In C, there are header files that allow you to easily access these instructions without writing assembly. Here is an example of using SIMD in C to write a simple "vector add" like program.
#include <immintrin.h> // provides access to all SIMD intrinsics
int main(int argc, char** argv){
float a[4], b[4], result[4];
__m128 va, vb, vresult; // 128-bit register type for 4 single-precision floats
// __m128d is the type for 2 doubles instead of 4 floats
va = _mm_loadu_ps(a); // load content from a to va
vb = _mm_loadu_ps(b); // load content from b to vb
vresult = _mm_add_ps(va, vb); // add va and vb together
_mm_storeu_ps(result, vresult); // store content from register to memory
}
Matrix multiplication with SIMD
It is really easy to use SIMD instructions to speed up our matrix multiplication algorithm (Doing the indexing for everything can get really annoying, I had to draw it out via pen and paper when debugging ._.)
If you look at where we left off last part, we just have to find a part where we can parallize easily. Choosing the k loop seems to be the easiest option to implement.
void matmul(float* A, float* BT, float* C){
for (int bx = 0; bx < N; bx += BLOCK_SIZE){
for (int by = 0; by < N; by += BLOCK_SIZE){
// inner loop
for (int k = 0; k < N; k++){
for (int x = bx; x < bx + BLOCK_SIZE; x++){
for (int y = by; y < by + BLOCK_SIZE; y++){
C[x][y] += A[x][k] * BT[y][k];
}}}}}}
With SIMD, we can initialize an array of __m256 registers to store the results (I use __m256 as my CPU does not support AVX512 which has 512-bit registers), and then use the fused multiply-add intrinsic _mm256_fmadd_ps which performs the operation result[i] = a[i]*b[i] + result[i] to replace the C[x][y] += A[x][k] * BT[y][k] part of our computation from the previous algorithm.
You can find a list and documentation of SIMD instructions at the Intel Intrinsics Guide.
Note, I also changed BLOCK_SIZE to a more fine-grained BLOCK_X and BLOCK_Y for better cache coherency.

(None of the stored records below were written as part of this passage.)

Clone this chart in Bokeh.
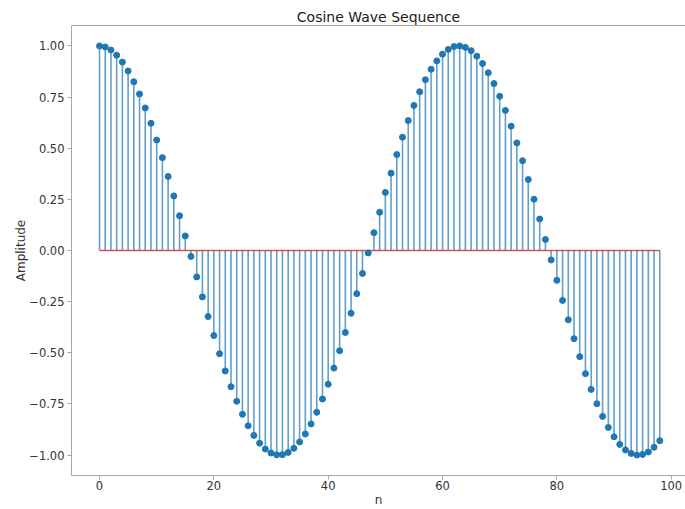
from bokeh.plotting import figure
from bokeh.models import Range1d, FixedTicker, CustomJSTickFormatter, LinearAxis, ColumnDataSource
from bokeh.embed import file_html
from bokeh.resources import INLINE

# Data (cosine sequence, n = 0..98)
n = list(range(99))
amplitude = [
    1.000, 0.995, 0.980, 0.955, 0.921, 0.878, 0.825, 0.765, 0.697, 0.622,
    0.540, 0.454, 0.362, 0.267, 0.170, 0.071, -0.029, -0.129, -0.227, -0.323,
    -0.416, -0.505, -0.589, -0.666, -0.737, -0.801, -0.857, -0.904, -0.942, -0.971,
    -0.990, -0.999, -0.998, -0.987, -0.967, -0.936, -0.897, -0.848, -0.791, -0.726,
    -0.654, -0.575, -0.490, -0.401, -0.307, -0.211, -0.112, -0.012, 0.087, 0.187,
    0.284, 0.378, 0.469, 0.554, 0.635, 0.709, 0.776, 0.835, 0.886, 0.927,
    0.960, 0.983, 0.997, 1.000, 0.993, 0.977, 0.950, 0.914, 0.869, 0.816,
    0.754, 0.685, 0.608, 0.526, 0.439, 0.347, 0.251, 0.154, 0.054, -0.046,
    -0.146, -0.244, -0.339, -0.431, -0.519, -0.602, -0.679, -0.749, -0.811, -0.865,
    -0.911, -0.948, -0.975, -0.992, -1.000, -0.997, -0.985, -0.962, -0.930,
]
baseline = [0.0] * len(n)
x_ticks = [0, 20, 40, 60, 80, 100]
y_ticks = [-1.0, -0.75, -0.5, -0.25, 0.0, 0.25, 0.5, 0.75, 1.0]

FONT = "DejaVu Sans"
SPINE = "#a8a8a8"
TEXT = "#333333"

src = ColumnDataSource(dict(n=n, amp=amplitude, base=baseline))

p = figure(width=685, height=509, output_backend="svg", toolbar_location=None,
           x_range=Range1d(-4.9, 102.5), y_range=Range1d(-1.1, 1.1),
           title="Cosine Wave Sequence",
           min_border_left=71, min_border_right=0, min_border_top=25, min_border_bottom=33)

p.background_fill_color = "white"
p.border_fill_color = "white"
p.outline_line_color = None
p.grid.visible = False

p.title.align = "center"
p.title.text_font = FONT
p.title.text_font_size = "14px"
p.title.text_font_style = "normal"
p.title.text_color = "#1a1a1a"
p.title.standoff = 1

# stems
p.segment(x0="n", y0="base", x1="n", y1="amp", source=src,
          line_color="#1f77b4", line_width=1.6, line_alpha=0.7)
# baseline
p.segment(x0=n[0], y0=baseline[0], x1=n[-1], y1=baseline[-1],
          line_color="#d62728", line_width=1.5, line_alpha=0.8)
# markers
p.scatter(x="n", y="amp", source=src, size=6, color="#1f77b4")

for ax in (p.xaxis[0], p.yaxis[0]):
    ax.axis_line_color = SPINE
    ax.major_tick_line_color = SPINE
    ax.minor_tick_line_color = None
    ax.major_tick_out = 4
    ax.major_tick_in = 0
    ax.major_label_text_font = FONT
    ax.major_label_text_font_size = "11.5px"
    ax.major_label_text_color = TEXT
    ax.axis_label_text_font = FONT
    ax.axis_label_text_font_size = "12px"
    ax.axis_label_text_font_style = "normal"
    ax.axis_label_text_color = TEXT

p.xaxis[0].ticker = FixedTicker(ticks=x_ticks)
p.yaxis[0].ticker = FixedTicker(ticks=y_ticks)
p.yaxis[0].formatter = CustomJSTickFormatter(
    code="return (tick < 0 ? '\u2212' : '') + Math.abs(tick).toFixed(2);")
p.xaxis[0].axis_label = "n"
p.yaxis[0].axis_label = "Amplitude"
p.xaxis[0].major_label_standoff = 1
p.yaxis[0].major_label_standoff = 3
p.xaxis[0].axis_label_standoff = 0
p.yaxis[0].axis_label_standoff = -2

top = LinearAxis(axis_line_color=SPINE, major_tick_line_color=None, minor_tick_line_color=None,
                 major_label_text_font_size="0px", major_label_text_alpha=0,
                 ticker=FixedTicker(ticks=[]))
p.add_layout(top, "above")

open("out.html", "w").write(file_html(p, INLINE))
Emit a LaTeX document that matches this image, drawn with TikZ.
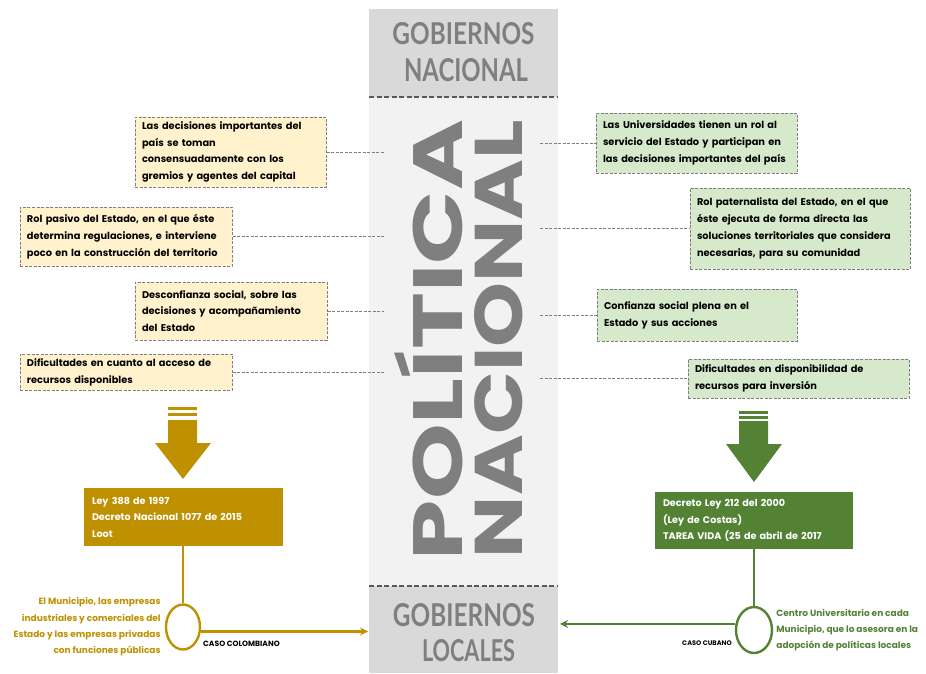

void matmul(float* A, float* BT, float* C){
for(int by = 0; by < N; by += BLOCK_Y){
for(int bx = 0; bx < N; bx += BLOCK_X){
__m256 tc[BLOCK_Y][BLOCK_X] = {};
for(int k = 0; k < N; k+= 8){
for(int y = 0; y < BLOCK_Y; y++){
__m256 a_vec = _mm256_loadu_ps(&A[by+y][k]);
for(int x = 0; x < BLOCK_X; x++){
__m256 b_vec = _mm256_loadu_ps(&BT[bx+x][k]);
tc[y][x] = _mm256_fmadd_ps(a_vec, b_vec, tc[y][x]);
}
}
}
for(int y = 0; y < BLOCK_Y; y++){
for(int x = 0; x < BLOCK_X; x++){
float tmp = 0.0;
for(int i = 0; i < 8; i++)tmp += tc[y][x][i];
C[by+y][bx+x] = tmp;
}
}
}
}
}
This implementation can achieve ~110 gflop/s on my machine, which is close to the ~140 gflop/s by openBLAS. Based on my research, further improvements and optimizations require tuning for specific hardware specifications of my CPU. I may pursue that in the future, but for now I am happy with the result we achieved!